The return of The Drew Barrymore Show amid the Hollywood writers and actors strikes is causing controversy.
Drew Barrymore said on social media Sunday that her talk show will premiere its fourth season on Sept. 18. In her statement, she vowed to be in compliance with both the Writers Guild of America (WGA) and SAG-AFTRA striking rules by “not discussing or promoting film and television that is struck.”
Barrymore’s talk show is not covered under SAG-AFTRA’s struck TV/Theatrical/Streaming contract. (It is under SAG-AFTRA’s Network Television Code, a contract — covering morning news shows, talk shows, soap operas game shows — that’s good through June 2024.) However, the show is covered under the WGA’s film and TV contract, which is part of the strike. So Barrymore’s show is returning without its WGA writers. A CBS Media Ventures spokesperson said that the show “will not be performing any writing work” that will violate the strike rules.
WGA takes issue with its return. “The Drew Barrymore Show is a WGA covered, struck show that is planning to return without its writers,” it tweeted. “The Guild has, and will continue to, picket struck shows that are in production during the strike. Any writing on The Drew Barrymore Show is in violation of WGA strike rules.”
While some hoped Barrymore would change her mind at the eleventh hour, the talk show went ahead with taping Monday at CBS Broadcast Center in NYC. Among the picketers outside were the show’s three WGA writers, including Chelsea White who expressed her disappointment in the show returning.

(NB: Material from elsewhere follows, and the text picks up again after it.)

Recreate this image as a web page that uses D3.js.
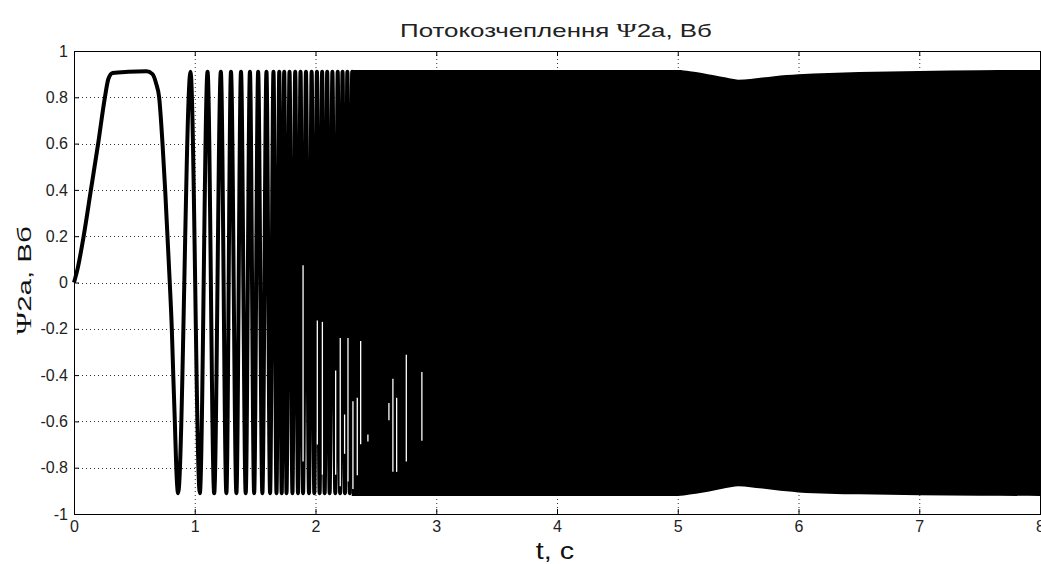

Meanwhile, two audience members who wore WGA pins into the studio, given to them by picketers, claimed they were asked to leave before the show began because they were wearing the pins. Barrymore’s rep claimed she was unaware of the incident. The WGA plans to picket again on Tuesday.
“You are definitely going to be bringing us writers together… when we picket your show,” David Guggenheim, the WGA writer behind Designated Survivor replied in the comments of Barrymore’s post announcing the return of her show, garnering over 3,000 likes. Another commenter getting a lot of likes wrote, “Are you going to walk past your own writers on the picket line? Disappointing.”
The backlash is a turn for Barrymore, who was praised in May for backing out of hosting the MTV Movie & TV Awards in solidarity with writers. She wrote in her new statement that she pulled out in that case because there was “a direct conflict with what the strike was dealing with which was studios, streamers, film and television. It was also in the first week of the strike and so I did what I thought was the appropriate thing at the time to stand in solidarity with the writers.” Her decision to come back was made because, while her name is on the show, “this is bigger than just me,” she wrote, referring to other employees of the show. However, she also wrote, “I own this choice.”
But Barrymore’s not alone in going on the the show. The View, which also has a few WGA writers, has continued to air new shows throughout the strike. WGA has been picketing that show for months with plans to be back outside its NYC studio on Tuesday. Co-host Whoopi Goldberg has addressed the lack of writers on-air, noting that the mostly unscripted show will be less-polished with their writers out and nobody fulfilling their duties.
The Jennifer Hudson Show, The Talk and Sherri are all returning, according to the Hollywood Reporter.
Hudson’s show returns on Sept. 18 as planned and it also has WGA writers, according to the guild website. The Talk, which has WGA writers, opted to go dark immediately after the strike started in May, but will be begin taping again. Sherri does not employ WGA writers.
The Kelly Clarkson Show doesn’t currently have a return date and the show’s publicist hasn’t responded to Yahoo’s inquiry as to when it will be back.
Meanwhile, Tamron, Live With Kelly and Mark and Sherri do not have WGA writers.